The project was split over two laserdiscs:
- The Community Disc contained personal reflections on life in Britain and is navigated on a geographic map of Britain. The entire country was divided into blocks that were 4 km wide by 3 km tall, based on Ordnance Survey grid references. Each block contained at least 3 photographs and a number of short reflections on life in that area.
- The National Disc contained more varied material, including all data from the 1981 census and virtual reality-like walkarounds. The material was stored in a hierarchy and could be browsed by walking around a virtual art gallery, clicking on the pictures on the wall, or walking through doors in the gallery to enter the VR walkarounds.
In 2002, there were great fears that the disc would become unreadable as computers capable of reading the format had become rare (and drives capable of accessing the discs even rarer). Aside from the difficulty of emulating the original code, a major issue was that the still images had been stored on the laserdisc as single-frame analogue video, which were overlaid by the computer system's graphical interface. The project had begun years before JPEG image compression and before truecolour computer video cards had become widely available.

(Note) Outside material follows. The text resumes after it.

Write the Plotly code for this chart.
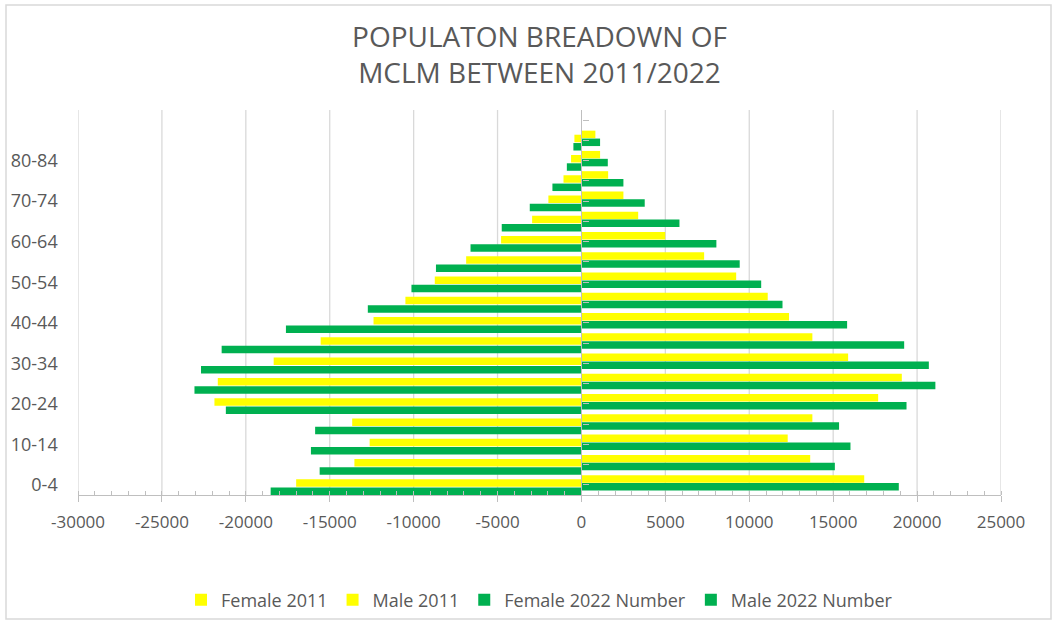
import plotly.graph_objects as go

# Age bands, youngest at the bottom of the pyramid
age_groups = ["0-4", "5-9", "10-14", "15-19", "20-24", "25-29", "30-34", "35-39",
              "40-44", "45-49", "50-54", "55-59", "60-64", "65-69", "70-74",
              "75-79", "80-84", "85+"]

# Head counts per age band
female_2011 = [17000, 13530, 12620, 13660, 21870, 21670, 18340, 15540, 12390,
               10490, 8740, 6870, 4790, 2940, 1970, 1070, 620, 420]
male_2011 = [16850, 13630, 12290, 13760, 17680, 19090, 15890, 13760, 12370,
             11100, 9220, 7310, 4990, 3380, 2500, 1590, 1110, 830]
female_2022 = [18520, 15600, 16120, 15870, 21190, 23060, 22670, 21440, 17610,
               12730, 10130, 8670, 6610, 4750, 3080, 1730, 870, 480]
male_2022 = [18910, 15100, 16030, 15350, 19370, 21090, 20700, 19230, 15830,
             11980, 10710, 9430, 8040, 5840, 3770, 2500, 1570, 1110]

x_ticks = [-30000, -25000, -20000, -15000, -10000, -5000, 0, 5000, 10000, 15000, 20000, 25000]

YELLOW = "#FFFF00"
GREEN = "#00B050"
TEXT = "#595959"
GRID = "#d9d9d9"
AXIS = "#bfbfbf"
FONT = "Open Sans, DejaVu Sans, sans-serif"

BAR_W = 0.37

# Band positions on the vertical axis (one empty slot is kept above the top band)
band_pos = list(range(len(age_groups)))
n_slots = len(age_groups) + 1
tick_pos = list(range(n_slots)) + [n_slots - 0.5]
tick_txt = [age_groups[i] if (i < len(age_groups) and i % 2 == 0) else "" for i in range(n_slots)] + [""]

fig = go.Figure()

# Females are drawn to the left of zero, males to the right
series = [
    ("Female 2011", [-v for v in female_2011], YELLOW, -0.09),
    ("Male 2011", male_2011, YELLOW, 0.11),
    ("Female 2022 Number", [-v for v in female_2022], GREEN, -0.50),
    ("Male 2022 Number", male_2022, GREEN, -0.28),
]
for name, values, color, off in series:
    fig.add_trace(go.Bar(
        name=name, x=values, y=band_pos, orientation="h",
        marker=dict(color=color, line=dict(width=0)),
        width=BAR_W, offset=off,
        customdata=age_groups, hovertemplate="%{customdata}: %{x}<extra>" + name + "</extra>",
    ))

# Vertical gridlines at every major value tick
for v in x_ticks:
    if v != 0:
        fig.add_vline(x=v, line=dict(color=GRID, width=1.3), layer="below")

fig.update_layout(
    width=1057, height=623,
    paper_bgcolor="white", plot_bgcolor="white",
    barmode="overlay",
    margin=dict(l=78, r=56, t=110, b=128, autoexpand=False),
    font=dict(family=FONT, color=TEXT, size=16),
    title=dict(
        text="POPULATON BREADOWN OF<br>MCLM BETWEEN 2011/2022",
        x=0.5, xref="paper", xanchor="center",
        y=1 - 47 / 623, yref="container", yanchor="middle",
        font=dict(family=FONT, size=28, color=TEXT),
    ),
    xaxis=dict(
        range=[-30000, 25000],
        tickvals=x_ticks, ticktext=[str(v) for v in x_ticks],
        showgrid=False, zeroline=False,
        showline=True, linecolor=AXIS, linewidth=1.3,
        ticks="outside", ticklen=6, tickcolor=AXIS, tickwidth=1.3,
        minor=dict(dtick=1000, ticks="inside", ticklen=4, tickcolor=AXIS, tickwidth=1),
        ticklabelstandoff=5,
        tickfont=dict(size=17, color=TEXT),
        layer="above traces",
        automargin=False,
        fixedrange=True,
    ),
    # Category axis crosses at zero; its labels sit out at the left edge
    yaxis=dict(
        range=[-0.5, n_slots - 0.5],
        anchor="free", position=30000 / 55000,
        tickvals=tick_pos, ticktext=tick_txt,
        showgrid=False, zeroline=False,
        showline=True, linecolor=AXIS, linewidth=1.3,
        ticks="inside", ticklen=6, tickcolor=AXIS, tickwidth=1.3,
        ticklabelstandoff=520,
        tickfont=dict(size=18, color=TEXT),
        layer="above traces",
        automargin=False,
        fixedrange=True,
    ),
    legend=dict(
        orientation="h", x=0.5, xanchor="center",
        y=1 - 600 / 623, yref="container", yanchor="middle",
        font=dict(size=18, color=TEXT), traceorder="normal",
        bgcolor="rgba(0,0,0,0)",
    ),
    shapes=list(fig.layout.shapes) + [dict(
        type="rect", xref="paper", yref="paper",
        x0=(6 - 78) / 923, x1=(1051 - 78) / 923,
        y0=(495 - 619) / 385, y1=(495 - 5) / 385,
        line=dict(color=GRID, width=1.5), fillcolor="rgba(0,0,0,0)",
    )],
)

fig.write_html("out.html")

However, the BBC later announced that the CAMiLEON project (a partnership between Leeds University and University of Michigan) had developed a system capable of accessing the discs using emulation techniques. Rather than copy the video footage from one of the extant Domesday laserdiscs, the team tracked down the original 1-inch videotape masters of the project. These were scanned and archived to Digital Betacam.
In collaboration with the National Archives (UK), a version of the disc was created that runs on a Windows PC. This version was initially available only via a terminal at the National Archives headquarters in Kew, Surrey but has been available since July 2004 on the web (only the Community Disc is available).